Area companies were most likely to turn to some of the biggest names in banking: Bank of America, Citizens Bank and TD Bank. Those three landed first, second and third in local PPP lending, according to U.S. Small Business Administration data.

Roughly 18,000 loans were made to Central Massachusetts businesses as part of the federal aid program. Of those, about 8,000, or almost 45%, passed through local banks or credit unions.

Central Massachusetts firms turned to roughly 300 different lenders for PPP loans, federal data shows, which may be a factor of where a local office's parent company does its accounting business. About one out of 10 lenders was based locally.

Among all PPP lending statewide, Natick-based Middlesex Savings Bank — the largest Central Massachusetts-based bank by deposits — ranked 12th in number of loans. Hudson-based Avidia Bank was 13th. In all, Massachusetts companies identified using roughly 700 lenders for the program.

Many of the most-used banks and credit unions in Central Massachusetts were already dedicated SBA lenders, including each of the top five: Avidia, Middlesex Savings Bank, Worcester-based Cornerstone Bank, Oxford-based bankHometown and Whitinsville-based UniBank.

Avidia — the result of the 2007 merger of Westborough Bank and Hudson Savings Bank — began preparing for an onslaught of PPP loans as soon as the program was approved as part of the federal CARES Act, said Rita Janeiro, a senior vice president for community banking at Avidia.

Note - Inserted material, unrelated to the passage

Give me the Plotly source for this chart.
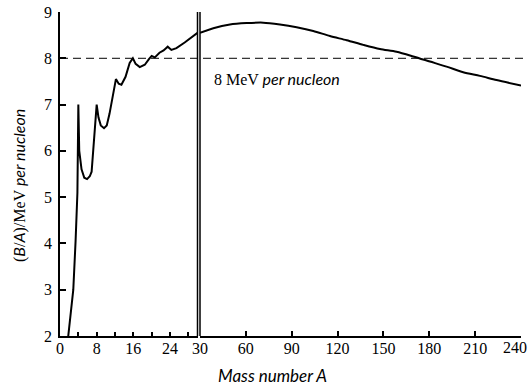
import plotly.graph_objects as go

# ---- data ----
light_A = [1.8, 2.9, 3.4, 3.8, 4.0, 4.2, 4.7, 5.3, 5.9, 6.5, 6.9, 7.6, 8.0, 8.4, 8.9, 9.6,
           10.2, 10.8, 11.6, 12.2, 12.8, 13.4, 14.3, 15.2, 15.9, 16.5, 17.4, 18.5, 19.4,
           20.0, 20.7, 21.7, 22.6, 23.5, 24.3, 25.4, 27.2, 29.0, 30.0]
light_BA = [2.0, 3.0, 4.05, 5.1, 7.0, 6.0, 5.6, 5.42, 5.39, 5.45, 5.55, 6.55, 7.0, 6.72, 6.55, 6.49,
            6.55, 6.8, 7.26, 7.55, 7.45, 7.43, 7.6, 7.9, 8.0, 7.88, 7.81, 7.86, 7.98,
            8.05, 8.02, 8.12, 8.17, 8.25, 8.18, 8.22, 8.34, 8.47, 8.55]

heavy_A = [30, 38.7, 49.6, 60.5, 71.4, 82.3, 93.2, 104.1, 115, 126, 136.8, 147.7, 158.6,
           169.5, 180.4, 191.3, 202.2, 213.1, 224, 240]
heavy_BA = [8.55, 8.65, 8.73, 8.76, 8.77, 8.73, 8.67, 8.59, 8.48, 8.39, 8.29, 8.20, 8.14,
            8.04, 7.93, 7.82, 7.70, 7.62, 7.53, 7.41]

reference_level = 8
left_ticks = [0, 4, 8, 12, 16, 20, 24, 28]
left_labels = ["0", "", "8", "", "16", "", "24", ""]
right_ticks = [30, 60, 90, 120, 150, 180, 210, 240]
right_labels = ["30", "60", "90", "120", "150", "180", "210", ""]   # 240 drawn separately
y_ticks = [2, 3, 4, 5, 6, 7, 8, 9]

SERIF = "Liberation Serif, Times New Roman, serif"
ITAL = "Lato"
TICKSIZE = 16

fig = go.Figure()
fig.add_trace(go.Scatter(x=light_A, y=light_BA, mode="lines", xaxis="x", yaxis="y",
                         line=dict(color="black", width=2), showlegend=False))
fig.add_trace(go.Scatter(x=heavy_A, y=heavy_BA, mode="lines", xaxis="x2", yaxis="y",
                         line=dict(color="black", width=2, shape="spline", smoothing=0.8),
                         showlegend=False))

W, H = 531, 388
L, R, T, B = 60, 10, 12, 52
pw = W - L - R
left_end = (197.5 - L) / pw
right_start = (200 - L) / pw

axis_common = dict(showgrid=False, zeroline=False, showline=True, linecolor="black",
                   linewidth=1.5, ticks="inside", tickcolor="black", tickwidth=1.5,
                   automargin=False,
                   tickfont=dict(family=SERIF, size=TICKSIZE, color="black"))

fig.update_layout(
    width=W, height=H, margin=dict(l=L, r=R, t=T, b=B, autoexpand=False),
    paper_bgcolor="white", plot_bgcolor="white",
    xaxis=dict(domain=[0, left_end], range=[0, 30], anchor="y", ticklabelstandoff=-3,
               tickvals=left_ticks, ticktext=left_labels, ticklen=4, **axis_common),
    xaxis2=dict(domain=[right_start, 1], range=[30, 240], anchor="y", ticklabelstandoff=-3,
                tickvals=right_ticks, ticktext=right_labels, ticklen=5, **axis_common),
    yaxis=dict(domain=[0, 1], range=[2, 9], anchor="x", tickvals=y_ticks, ticklen=6,
               ticklabelstandoff=3, **axis_common),
)

# last tick label of the right axis, kept inside the page
fig.add_annotation(xref="x2", yref="paper", x=right_ticks[-1], y=0, xanchor="right",
                   yanchor="top", xshift=8, yshift=-1, showarrow=False,
                   text=str(right_ticks[-1]),
                   font=dict(family=SERIF, size=TICKSIZE, color="black"))

# double break line at A = 30
for xr, xv in (("x domain", 1), ("x2 domain", 0)):
    fig.add_shape(type="line", xref=xr, x0=xv, x1=xv, yref="y domain", y0=0, y1=1,
                  line=dict(color="black", width=1.5))

# dashed reference level
fig.add_shape(type="line", xref="paper", x0=0, x1=1.005, yref="y",
              y0=reference_level, y1=reference_level,
              line=dict(color="black", width=1, dash="8px,5px"))

ital = lambda s: f'<span style="font-family:{ITAL}"><i>{s}</i></span>'

fig.add_annotation(xref="paper", yref="paper", x=(212 - L) / pw, y=(336 - 78) / 324,
                   xanchor="left", yanchor="middle", showarrow=False,
                   text="8 MeV " + ital("per nucleon"),
                   font=dict(family=SERIF, size=16, color="black"))

fig.add_annotation(xref="paper", yref="paper", x=(272 - L) / pw, y=(336 - 375) / 324,
                   xanchor="center", yanchor="middle", showarrow=False,
                   text=ital("Mass number A"),
                   font=dict(family=ITAL, size=17, color="black"))

fig.add_annotation(xref="paper", yref="paper", x=(19 - L) / pw, y=(336 - 186) / 324,
                   xanchor="center", yanchor="middle", showarrow=False, textangle=-90,
                   text="(" + ital("B") + "/" + ital("A") + ")/MeV " + ital("per nucleon"),
                   font=dict(family=SERIF, size=16, color="black"))

fig.write_html("out.html")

"From the time we started to hear about the stimulus initiatives, we of course began preparing for it," Janeiro said. "It was a rush to get everything in place with last-minute guidance. It was kind of a blur."

In all, Avidia processed loans totaling $190 million, mainly for existing clients, she said. Without being able to visit a physical branch, clients reached out by phone, email, even LinkedIn and Facebook, to get in touch with Avidia representatives to figure out how to apply.

"It was just an assembly line of phone calls and emails," Janeiro said. Local banks who know their clients are a good place to turn for PPP assistance, she said.

"As far as expertise, no doubt about it," she said. "We're on par with any of those bigger competitors."

Daniel Forte, the president and CEO of the Massachusetts Bankers Association, agreed, saying smaller banks made a disproportionately large share of overall loans compared to far larger competitors.

"For the number of loans, the smaller banks did the better job of getting the money out the door," Forte said. Despite some PPP glitches early on, he said, "this program was phenomenally successful" in how many jobs it retained.

The onslaught of work for weeks during the spring once the loan program started left some banks working around the clock, Forte said. In all, Massachusetts banks made about $14 billion in loans, which averaged about $129,000 per loan, slightly above the national average. The workload was so heavy that banks did 19 years' worth of volume in about 18 business days, he said.

"We had banks working Easter Sunday. I had banks who had officers working in shifts" around the clock," Forte said. "And this was during the governor's work-at-home order."

A tendency to use some of the largest banks wasn't unique to the state or Central Massachusetts.

Nationwide, JPMorgan Chase and Bank of America were by far the largest two lenders, according to the research by Edwin Hu at New York University and Colleen Honigsberg at Stanford University. Others included Wells Fargo, Truist, PNC, TD Bank and US Bank. JPMorgan Chase — which ranked 80th in Massachusetts for PPP lending, with just 251 loans — and Bank of America are each in line for roughly $800 million to well over $1 billion each in fees for making PPP loans, according to the research, which was reported by The Wall Street Journal.

More than 4,000 lenders are due to share an estimated $14.3 billion and $24.6 billion in processing fees, the research said.